* _Instructions for the task_:
Find every line containing the word "with" and report the count, nothing more.

-*-*-

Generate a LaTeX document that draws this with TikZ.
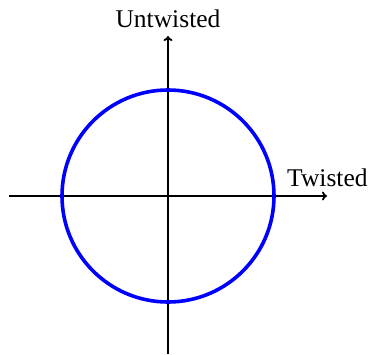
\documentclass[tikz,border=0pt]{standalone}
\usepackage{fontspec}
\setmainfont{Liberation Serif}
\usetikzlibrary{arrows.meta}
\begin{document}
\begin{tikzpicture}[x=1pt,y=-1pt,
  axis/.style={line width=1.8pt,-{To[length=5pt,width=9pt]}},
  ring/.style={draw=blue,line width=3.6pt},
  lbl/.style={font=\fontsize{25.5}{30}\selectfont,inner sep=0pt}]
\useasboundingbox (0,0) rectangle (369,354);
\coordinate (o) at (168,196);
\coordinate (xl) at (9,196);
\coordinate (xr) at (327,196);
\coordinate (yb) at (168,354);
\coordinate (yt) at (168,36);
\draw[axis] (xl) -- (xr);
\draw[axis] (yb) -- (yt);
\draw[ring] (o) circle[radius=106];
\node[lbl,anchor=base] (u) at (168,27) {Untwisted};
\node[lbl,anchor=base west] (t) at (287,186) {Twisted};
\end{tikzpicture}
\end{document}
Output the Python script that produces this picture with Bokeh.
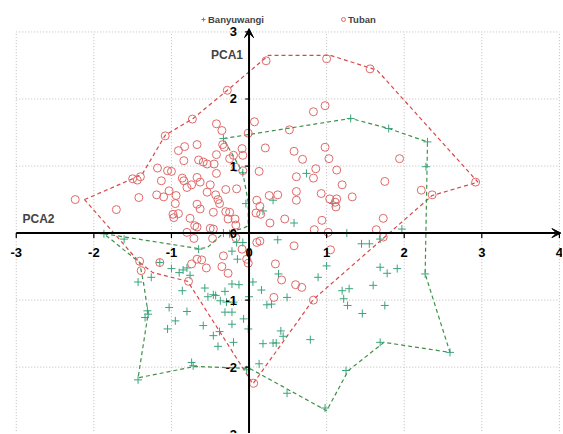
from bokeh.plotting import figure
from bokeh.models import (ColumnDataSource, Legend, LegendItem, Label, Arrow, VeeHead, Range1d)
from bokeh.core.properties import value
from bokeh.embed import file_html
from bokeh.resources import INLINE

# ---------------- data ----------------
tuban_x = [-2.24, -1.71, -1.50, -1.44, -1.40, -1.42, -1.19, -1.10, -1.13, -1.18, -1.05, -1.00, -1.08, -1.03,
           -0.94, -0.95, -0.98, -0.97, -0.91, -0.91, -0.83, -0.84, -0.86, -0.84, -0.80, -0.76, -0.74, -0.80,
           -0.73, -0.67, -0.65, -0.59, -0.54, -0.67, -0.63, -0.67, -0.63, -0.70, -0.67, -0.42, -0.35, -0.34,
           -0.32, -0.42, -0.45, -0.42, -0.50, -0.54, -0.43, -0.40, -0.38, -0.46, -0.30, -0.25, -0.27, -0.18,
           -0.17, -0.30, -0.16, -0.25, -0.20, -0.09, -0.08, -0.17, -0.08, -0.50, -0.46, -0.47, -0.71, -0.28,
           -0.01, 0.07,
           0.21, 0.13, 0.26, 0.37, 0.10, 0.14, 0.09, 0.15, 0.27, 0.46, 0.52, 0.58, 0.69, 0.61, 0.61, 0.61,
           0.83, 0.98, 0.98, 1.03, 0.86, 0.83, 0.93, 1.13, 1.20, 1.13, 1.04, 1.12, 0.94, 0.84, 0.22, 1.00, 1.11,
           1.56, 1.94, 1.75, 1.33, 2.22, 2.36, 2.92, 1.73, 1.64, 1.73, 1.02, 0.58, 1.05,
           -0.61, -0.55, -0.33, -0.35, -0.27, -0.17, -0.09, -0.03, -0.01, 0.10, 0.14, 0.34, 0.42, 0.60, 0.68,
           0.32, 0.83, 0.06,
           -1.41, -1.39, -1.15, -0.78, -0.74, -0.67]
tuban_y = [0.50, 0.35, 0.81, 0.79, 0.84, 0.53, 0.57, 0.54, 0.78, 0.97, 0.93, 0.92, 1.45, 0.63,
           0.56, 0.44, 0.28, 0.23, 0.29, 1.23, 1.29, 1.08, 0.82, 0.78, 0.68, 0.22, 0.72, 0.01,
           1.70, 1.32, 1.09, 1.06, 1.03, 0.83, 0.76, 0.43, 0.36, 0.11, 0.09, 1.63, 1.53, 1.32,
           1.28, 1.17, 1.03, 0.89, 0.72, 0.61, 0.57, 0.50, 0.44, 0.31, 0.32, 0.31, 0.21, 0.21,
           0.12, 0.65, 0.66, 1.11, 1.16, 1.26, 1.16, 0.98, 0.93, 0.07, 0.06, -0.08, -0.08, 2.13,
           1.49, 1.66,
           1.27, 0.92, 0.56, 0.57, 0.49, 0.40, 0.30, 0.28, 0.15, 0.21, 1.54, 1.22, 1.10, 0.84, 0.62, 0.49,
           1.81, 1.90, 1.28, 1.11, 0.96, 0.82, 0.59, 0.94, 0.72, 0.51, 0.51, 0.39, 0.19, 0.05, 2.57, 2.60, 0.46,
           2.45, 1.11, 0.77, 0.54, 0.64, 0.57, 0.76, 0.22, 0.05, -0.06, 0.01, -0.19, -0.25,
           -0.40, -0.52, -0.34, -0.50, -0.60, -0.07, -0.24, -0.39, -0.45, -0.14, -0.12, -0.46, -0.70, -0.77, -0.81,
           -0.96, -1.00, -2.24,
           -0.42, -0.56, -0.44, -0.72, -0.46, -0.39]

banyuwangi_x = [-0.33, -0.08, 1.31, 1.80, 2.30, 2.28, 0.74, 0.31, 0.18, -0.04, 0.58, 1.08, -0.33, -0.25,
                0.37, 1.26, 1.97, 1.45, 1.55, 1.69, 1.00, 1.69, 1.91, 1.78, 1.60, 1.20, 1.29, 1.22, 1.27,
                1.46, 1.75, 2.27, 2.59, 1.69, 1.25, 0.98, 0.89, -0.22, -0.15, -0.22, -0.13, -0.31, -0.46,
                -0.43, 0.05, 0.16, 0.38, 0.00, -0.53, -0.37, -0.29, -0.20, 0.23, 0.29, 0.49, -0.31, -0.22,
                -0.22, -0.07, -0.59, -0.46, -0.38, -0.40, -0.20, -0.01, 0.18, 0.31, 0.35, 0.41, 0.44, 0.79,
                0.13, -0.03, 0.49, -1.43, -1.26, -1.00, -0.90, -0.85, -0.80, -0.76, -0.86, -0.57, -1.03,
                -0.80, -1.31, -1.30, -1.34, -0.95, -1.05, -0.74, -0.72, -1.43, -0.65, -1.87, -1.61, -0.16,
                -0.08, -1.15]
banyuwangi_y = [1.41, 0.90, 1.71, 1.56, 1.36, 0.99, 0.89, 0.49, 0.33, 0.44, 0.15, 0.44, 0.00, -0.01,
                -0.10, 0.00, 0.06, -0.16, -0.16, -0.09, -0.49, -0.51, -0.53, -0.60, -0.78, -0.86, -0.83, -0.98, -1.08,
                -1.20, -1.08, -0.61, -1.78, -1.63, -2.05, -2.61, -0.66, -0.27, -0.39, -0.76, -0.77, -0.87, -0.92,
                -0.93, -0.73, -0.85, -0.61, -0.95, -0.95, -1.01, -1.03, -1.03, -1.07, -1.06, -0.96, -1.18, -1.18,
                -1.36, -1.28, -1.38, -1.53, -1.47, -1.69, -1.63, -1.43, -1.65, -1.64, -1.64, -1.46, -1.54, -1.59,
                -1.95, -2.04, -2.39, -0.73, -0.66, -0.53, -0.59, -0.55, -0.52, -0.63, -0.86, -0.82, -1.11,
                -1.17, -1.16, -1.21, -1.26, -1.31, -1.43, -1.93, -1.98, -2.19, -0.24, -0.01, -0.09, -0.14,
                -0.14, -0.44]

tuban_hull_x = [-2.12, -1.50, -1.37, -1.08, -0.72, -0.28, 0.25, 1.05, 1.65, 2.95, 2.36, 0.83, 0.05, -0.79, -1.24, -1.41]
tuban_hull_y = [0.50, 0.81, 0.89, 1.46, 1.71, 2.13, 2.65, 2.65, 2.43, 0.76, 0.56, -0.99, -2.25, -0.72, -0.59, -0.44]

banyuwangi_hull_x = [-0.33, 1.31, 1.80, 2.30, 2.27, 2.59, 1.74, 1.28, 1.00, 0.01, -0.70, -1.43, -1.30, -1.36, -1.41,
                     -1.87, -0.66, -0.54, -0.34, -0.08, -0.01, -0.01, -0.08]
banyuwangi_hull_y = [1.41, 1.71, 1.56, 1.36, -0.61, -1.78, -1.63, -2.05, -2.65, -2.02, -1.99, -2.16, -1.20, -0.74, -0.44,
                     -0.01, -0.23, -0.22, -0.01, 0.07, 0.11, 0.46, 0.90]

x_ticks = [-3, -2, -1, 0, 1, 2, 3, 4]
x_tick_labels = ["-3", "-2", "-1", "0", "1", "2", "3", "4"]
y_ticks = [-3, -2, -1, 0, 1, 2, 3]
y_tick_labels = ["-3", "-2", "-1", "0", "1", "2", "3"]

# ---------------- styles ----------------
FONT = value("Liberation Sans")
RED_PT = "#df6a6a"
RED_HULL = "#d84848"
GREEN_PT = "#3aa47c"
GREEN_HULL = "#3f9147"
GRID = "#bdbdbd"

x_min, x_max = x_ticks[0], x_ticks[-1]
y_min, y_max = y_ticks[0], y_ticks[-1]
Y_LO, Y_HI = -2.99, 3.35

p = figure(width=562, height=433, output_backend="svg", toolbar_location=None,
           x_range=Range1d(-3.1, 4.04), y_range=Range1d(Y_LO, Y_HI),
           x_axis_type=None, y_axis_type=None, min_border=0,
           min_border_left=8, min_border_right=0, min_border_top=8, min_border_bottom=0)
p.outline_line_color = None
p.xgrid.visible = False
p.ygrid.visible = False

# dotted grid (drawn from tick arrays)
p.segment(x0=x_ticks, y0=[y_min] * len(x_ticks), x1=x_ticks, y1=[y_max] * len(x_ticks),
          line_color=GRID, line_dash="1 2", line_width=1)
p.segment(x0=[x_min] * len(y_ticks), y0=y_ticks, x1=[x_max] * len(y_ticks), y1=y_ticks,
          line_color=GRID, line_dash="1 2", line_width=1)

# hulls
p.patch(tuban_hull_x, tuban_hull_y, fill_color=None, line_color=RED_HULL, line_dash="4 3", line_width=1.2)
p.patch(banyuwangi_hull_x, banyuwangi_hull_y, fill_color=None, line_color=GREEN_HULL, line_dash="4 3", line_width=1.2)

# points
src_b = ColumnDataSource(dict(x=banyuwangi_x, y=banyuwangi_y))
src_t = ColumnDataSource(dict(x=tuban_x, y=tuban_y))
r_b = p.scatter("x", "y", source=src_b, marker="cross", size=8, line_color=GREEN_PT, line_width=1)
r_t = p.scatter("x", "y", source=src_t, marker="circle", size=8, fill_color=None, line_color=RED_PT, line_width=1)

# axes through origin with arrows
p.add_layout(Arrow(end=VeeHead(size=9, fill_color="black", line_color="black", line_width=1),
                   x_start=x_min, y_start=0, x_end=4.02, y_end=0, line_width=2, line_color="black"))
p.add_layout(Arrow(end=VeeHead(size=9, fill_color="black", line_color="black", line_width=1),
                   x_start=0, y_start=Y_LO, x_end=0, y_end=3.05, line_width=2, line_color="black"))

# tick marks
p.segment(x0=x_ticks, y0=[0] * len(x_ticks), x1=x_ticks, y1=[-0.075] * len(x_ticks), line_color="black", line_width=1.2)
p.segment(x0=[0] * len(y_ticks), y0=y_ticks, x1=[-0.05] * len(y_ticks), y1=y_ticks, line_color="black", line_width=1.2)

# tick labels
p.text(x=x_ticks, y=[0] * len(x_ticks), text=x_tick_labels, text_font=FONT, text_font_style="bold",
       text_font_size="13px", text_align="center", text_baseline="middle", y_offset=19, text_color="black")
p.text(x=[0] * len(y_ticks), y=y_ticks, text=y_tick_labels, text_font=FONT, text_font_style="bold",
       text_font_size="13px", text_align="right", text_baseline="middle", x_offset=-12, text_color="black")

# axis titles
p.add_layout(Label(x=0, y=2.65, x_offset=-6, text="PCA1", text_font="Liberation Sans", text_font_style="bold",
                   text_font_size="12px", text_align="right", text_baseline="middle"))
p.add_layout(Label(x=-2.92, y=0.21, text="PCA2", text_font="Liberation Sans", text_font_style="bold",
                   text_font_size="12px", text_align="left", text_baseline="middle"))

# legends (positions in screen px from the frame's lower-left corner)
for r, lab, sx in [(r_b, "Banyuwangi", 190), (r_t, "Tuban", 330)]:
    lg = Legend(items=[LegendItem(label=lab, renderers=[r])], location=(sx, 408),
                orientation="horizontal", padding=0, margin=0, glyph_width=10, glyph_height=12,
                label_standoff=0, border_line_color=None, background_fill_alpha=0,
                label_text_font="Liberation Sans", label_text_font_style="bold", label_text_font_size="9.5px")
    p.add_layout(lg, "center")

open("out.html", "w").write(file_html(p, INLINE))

-*-*-

* _Final answer_:
3